У гримёрки номер семь — самой большой, с позолоченной звездой на двери — столкнулись две фигуры. Столкновение было неслучайным: эти двое кружили по коридорам весь вечер и наконец сошлись у чужой двери, которая не принадлежала ни одной из них.

Первую звали Дивой, и она этого заслуживала — в том смысле, в каком заслуживает памятник герой, который давно умер, но которого продолжают чествовать по инерции. Когда-то она пела, и, говорят, хорошо. С тех пор разменяла талант на скандалы, голос — на связи, репутацию — на узнаваемость любой ценой. Возраст она прятала так тщательно, что третий по счёту паспорт утверждал одно, а журналисты, копавшие в архивах, находили её фото с «Песни года» семьдесят восьмого — арифметика не сходилась, но в этом бизнесе арифметика наука гибкая.

Она стояла, поправляя парик цвета воронова крыла, и бриллианты на её шее — подарок спонсора из девяностых, того самого, которого потом нашли в багажнике собственного «Мерседеса» — ловили свет с отчаянием тонущего «Титаника». Она до сих пор их носила: камни настоящие, а мёртвые не предъявляют. Пластика стоила целое состояние — теперь она выглядела не на пятьдесят, а на сорок пять, но мёртвых.

Вторая фигура принадлежала породе, которая водится в каждом закулисье: молодой человек неопределённых занятий, но определённой полезности. Пашенька. Тридцать пять лет, но косил под двадцать пять: крестик на цепочке — дань моде на православие среди богемы, причёска зафиксирована гелем и лаком до состояния шлема. Бог, вероятно, в шоке от таких поклонников, но они этого не знают и знать не хотят.

Официально он числился «директором по развитию» при одной поп-звезде третьего эшелона. Неофициально — торговал всем: эфирами на радио, ротациями на телеканалах, местами в чартах, билетами на корпоративы и доступом к телам. К любым. В его телефоне — три тысячи контактов, и каждый чего-то стоил. Или стоил когда-то. Или будет стоить. Пашеньки не выбрасывают визитки — они их коллекционируют, как снайпер — зарубки на прикладе.

— Пашенька! Золотце! — Дива раскинула руки. — Сто лет, сто зим!

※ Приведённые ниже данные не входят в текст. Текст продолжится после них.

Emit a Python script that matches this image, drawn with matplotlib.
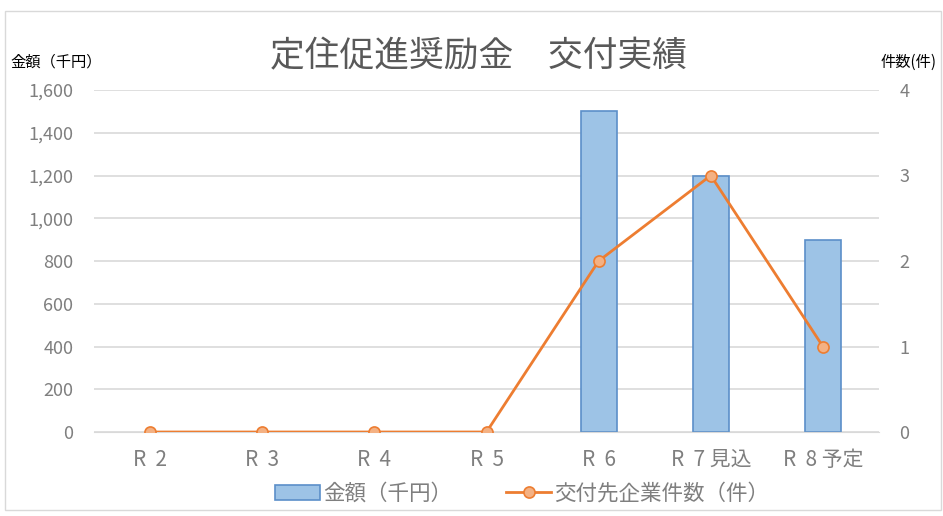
import matplotlib.pyplot as plt
from matplotlib.patches import Rectangle, Patch
from matplotlib.ticker import FuncFormatter

plt.rcParams['font.family'] = ['Noto Sans CJK JP', 'DejaVu Sans']

categories = ["R  2", "R  3", "R  4", "R  5", "R  6", "R  7 見込", "R  8 予定"]
amount = [0, 0, 0, 0, 1500, 1200, 900]      # 金額（千円）
count = [0, 0, 0, 0, 2, 3, 1]                # 交付先企業件数（件）

TEXT = "#595959"
TICK = "#7f7f7f"
GRID = "#d9d9d9"
BAR_FACE = "#9dc3e6"
BAR_EDGE = "#5b8fc9"

fig = plt.figure(figsize=(9.43, 5.16), dpi=100)
ax = fig.add_axes([94 / 943, 1 - 432 / 516, (879 - 94) / 943, (432 - 90) / 516])
ax2 = ax.twinx()

x = list(range(len(categories)))
# zero bars are not drawn with an outline (Excel style)
ax.bar(x, amount, width=0.32, color=BAR_FACE, edgecolor=BAR_EDGE,
       linewidth=[1.2 if v else 0 for v in amount], zorder=2)
line, = ax2.plot(x, count, color="#ed7d31", lw=2, marker="o", ms=8,
                 markerfacecolor="#f4b183", markeredgecolor="#ed7d31", mew=1.2,
                 zorder=3)

ax.set_xlim(-0.5, len(categories) - 0.5)
ax.set_ylim(0, 1600)
ax.set_yticks(range(0, 1601, 200))
ax.yaxis.set_major_formatter(FuncFormatter(lambda v, p: f"{int(v):,}"))
ax2.set_ylim(0, 4)
ax2.set_yticks(range(0, 5))

ax.set_xticks(x)
ax.set_xticklabels(categories)
ax.grid(axis="y", color=GRID, lw=1.2, zorder=0)
ax.set_axisbelow(True)

for a in (ax, ax2):
    for s in a.spines.values():
        s.set_visible(False)
    a.tick_params(length=0, colors=TICK, labelsize=13)
ax.spines["bottom"].set_visible(True)
ax.spines["bottom"].set_color(GRID)
ax.tick_params(axis="x", pad=12, labelsize=15)
ax.tick_params(axis="y", pad=15)
ax2.tick_params(axis="y", pad=14.5)

fig.text(479 / 943, 1 - 57 / 516, "定住促進奨励金　交付実績", ha="center", va="center",
         fontsize=25, color=TEXT)
fig.text(10 / 943, 1 - 62 / 516, "金額（千円）", ha="left", va="center",
         fontsize=11, color="black")
fig.text(937 / 943, 1 - 62 / 516, "件数(件)", ha="right", va="center",
         fontsize=11, color="black")

bar_handle = Patch(facecolor=BAR_FACE, edgecolor=BAR_EDGE, lw=1.2)
fig.legend([bar_handle, line], ["金額（千円）", "交付先企業件数（件）"],
           loc="center", bbox_to_anchor=(522 / 943, 1 - 494 / 516),
           ncol=2, frameon=False, fontsize=15.5, labelcolor=TICK,
           handlelength=2.1, columnspacing=2.5, handletextpad=0.15,
           borderpad=0)

fig.patches.append(Rectangle((5 / 943, 6 / 516), 936 / 943, 499 / 516,
                             transform=fig.transFigure, fill=False,
                             edgecolor=GRID, lw=1))

fig.savefig("out.png", dpi=100)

— Дива! Богиня! Венера! — Пашенька ответил с фальшивым восторгом стоматолога при виде запущенного кариеса у платёжеспособного клиента.

Они обнялись.

Со стороны — трогательная встреча старых друзей. В шоу-бизнесе объятия — это разведка боем. Руки обвивают чужое тело, проверяя: не похудел ли враг, не ослаб ли, не появились ли признаки болезни или запоя. Кто первый разожмёт — тот слабее. Три секунды они стояли так — переплетённые, улыбающиеся, с глазами, в которых не было ничего, кроме расчёта.

А потом Дива, не меняя выражения лица, понизила голос до шипения:

— Слушай сюда, падаль. Если твой директор-педик ещё раз перебьёт мой Екатеринбург — я тебе яйца вырву и бантиком завяжу. Усёк, сладенький?

— А что Екатеринбург? — Пашенька изобразил невинность. — Свободный рынок, Дивочка. Кто первый встал — того и тапки.

— Ты моему промоутеру позвонил в три ночи и сказал, что площадку закрывают на ремонт. А сам на следующий день туда своего урода воткнул. Это не рынок, это крысятничество.